_The task_.
Transcribe all of the material below word for word and leave out its pictures.

_Data shown_.
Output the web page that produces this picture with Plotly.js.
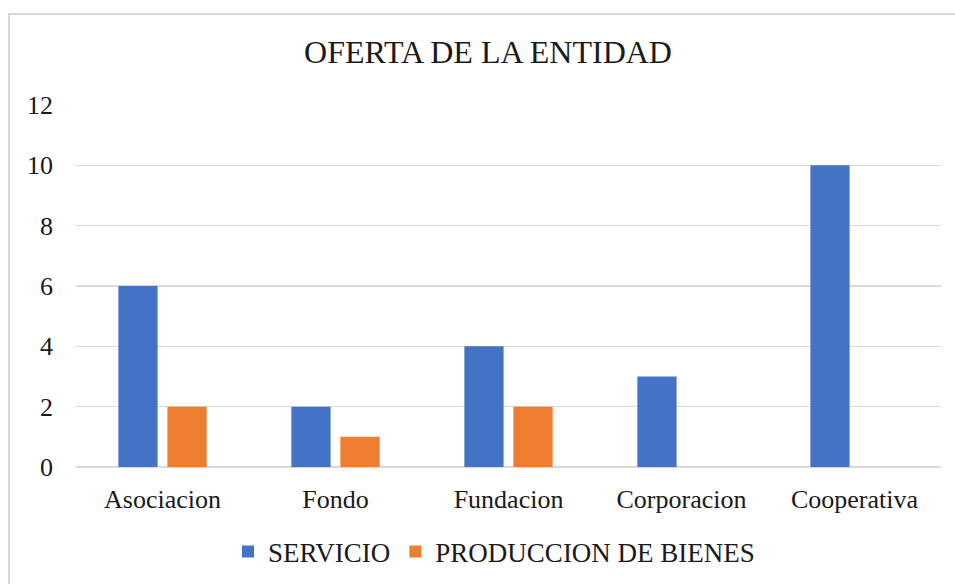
<!DOCTYPE html>
<html>
<head>
<meta charset="utf-8">
<script src="https://cdn.plot.ly/plotly-3.0.1.min.js"></script>
<style>
  html, body { margin: 0; padding: 0; background: #fff; }
  #chart { width: 955px; height: 584px; }
</style>
</head>
<body>
<div id="chart"></div>
<script>
const categories = ["Asociacion", "Fondo", "Fundacion", "Corporacion", "Cooperativa"];
const servicio = [6, 2, 4, 3, 10];
const produccion = [2, 1, 2, 0, 0];
const seriesNames = ["SERVICIO", "PRODUCCION DE BIENES"];
const yTicks = [0, 2, 4, 6, 8, 10, 12];

const W = 955, H = 584;
const L = 76, R = 14, T = 105, B = 117;
const pw = W - L - R, ph = H - T - B;
function px2x(p) { return (p - L) / pw; }
function py2y(p) { return (H - B - p) / ph; }

const font = "Liberation Serif";
const txt = "#1a1a1a";

const data = [
  { type: "bar", name: seriesNames[0], x: categories, y: servicio,
    marker: { color: "#4472C4" }, hoverinfo: "x+y+name" },
  { type: "bar", name: seriesNames[1], x: categories, y: produccion,
    marker: { color: "#ED7D31" }, hoverinfo: "x+y+name" }
];

const layout = {
  width: W, height: H,
  margin: { l: L, r: R, t: T, b: B, autoexpand: false },
  paper_bgcolor: "#fff", plot_bgcolor: "#fff",
  font: { family: font, size: 26, color: txt },
  title: { text: "OFERTA DE LA ENTIDAD", font: { family: font, size: 32, color: txt },
           x: 488 / W, xanchor: "center", xref: "container",
           y: 1 - 52 / H, yanchor: "middle", yref: "container" },
  barmode: "group", bargap: 0.433, bargroupgap: 0.2,
  xaxis: { type: "category", showgrid: false, showline: false, zeroline: false,
           ticks: "", ticklabelstandoff: 14,
           tickfont: { family: font, size: 26, color: txt } },
  yaxis: { range: [0, 12], tickvals: yTicks, ticktext: yTicks.map(String),
           showgrid: true, gridcolor: "#d9d9d9", gridwidth: 1.5,
           zeroline: true, zerolinecolor: "#d9d9d9", zerolinewidth: 1.5,
           showline: false, ticks: "", ticklabelstandoff: 22,
           tickfont: { family: font, size: 26, color: txt } },
  showlegend: true,
  legend: { orientation: "h", x: px2x(494), xanchor: "center", y: py2y(552), yanchor: "middle",
            font: { family: font, size: 27, color: txt }, itemwidth: 30,
            bgcolor: "rgba(0,0,0,0)" },
  shapes: [
    { type: "line", xref: "paper", yref: "paper", x0: px2x(8), x1: px2x(W + 5), y0: py2y(14), y1: py2y(14),
      line: { color: "#d9d9d9", width: 2 } },
    { type: "line", xref: "paper", yref: "paper", x0: px2x(9), x1: px2x(9), y0: py2y(14), y1: py2y(H + 5),
      line: { color: "#d9d9d9", width: 2 } }
  ]
};

Plotly.newPlot("chart", data, layout, { displayModeBar: false, staticPlot: true });
</script>
</body>
</html>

_Answer_.
Output the web page that produces this picture with Plotly.js.
<!DOCTYPE html>
<html>
<head>
<meta charset="utf-8">
<script src="https://cdn.plot.ly/plotly-3.0.1.min.js"></script>
<style>
  html, body { margin: 0; padding: 0; background: #fff; }
  #chart { width: 955px; height: 584px; }
</style>
</head>
<body>
<div id="chart"></div>
<script>
const categories = ["Asociacion", "Fondo", "Fundacion", "Corporacion", "Cooperativa"];
const servicio = [6, 2, 4, 3, 10];
const produccion = [2, 1, 2, 0, 0];
const seriesNames = ["SERVICIO", "PRODUCCION DE BIENES"];
const yTicks = [0, 2, 4, 6, 8, 10, 12];

const W = 955, H = 584;
const L = 76, R = 14, T = 105, B = 117;
const pw = W - L - R, ph = H - T - B;
function px2x(p) { return (p - L) / pw; }
function py2y(p) { return (H - B - p) / ph; }

const font = "Liberation Serif";
const txt = "#1a1a1a";

const data = [
  { type: "bar", name: seriesNames[0], x: categories, y: servicio,
    marker: { color: "#4472C4" }, hoverinfo: "x+y+name" },
  { type: "bar", name: seriesNames[1], x: categories, y: produccion,
    marker: { color: "#ED7D31" }, hoverinfo: "x+y+name" }
];

const layout = {
  width: W, height: H,
  margin: { l: L, r: R, t: T, b: B, autoexpand: false },
  paper_bgcolor: "#fff", plot_bgcolor: "#fff",
  font: { family: font, size: 26, color: txt },
  title: { text: "OFERTA DE LA ENTIDAD", font: { family: font, size: 32, color: txt },
           x: 488 / W, xanchor: "center", xref: "container",
           y: 1 - 52 / H, yanchor: "middle", yref: "container" },
  barmode: "group", bargap: 0.433, bargroupgap: 0.2,
  xaxis: { type: "category", showgrid: false, showline: false, zeroline: false,
           ticks: "", ticklabelstandoff: 14,
           tickfont: { family: font, size: 26, color: txt } },
  yaxis: { range: [0, 12], tickvals: yTicks, ticktext: yTicks.map(String),
           showgrid: true, gridcolor: "#d9d9d9", gridwidth: 1.5,
           zeroline: true, zerolinecolor: "#d9d9d9", zerolinewidth: 1.5,
           showline: false, ticks: "", ticklabelstandoff: 22,
           tickfont: { family: font, size: 26, color: txt } },
  showlegend: true,
  legend: { orientation: "h", x: px2x(494), xanchor: "center", y: py2y(552), yanchor: "middle",
            font: { family: font, size: 27, color: txt }, itemwidth: 30,
            bgcolor: "rgba(0,0,0,0)" },
  shapes: [
    { type: "line", xref: "paper", yref: "paper", x0: px2x(8), x1: px2x(W + 5), y0: py2y(14), y1: py2y(14),
      line: { color: "#d9d9d9", width: 2 } },
    { type: "line", xref: "paper", yref: "paper", x0: px2x(9), x1: px2x(9), y0: py2y(14), y1: py2y(H + 5),
      line: { color: "#d9d9d9", width: 2 } }
  ]
};

Plotly.newPlot("chart", data, layout, { displayModeBar: false, staticPlot: true });
</script>
</body>
</html>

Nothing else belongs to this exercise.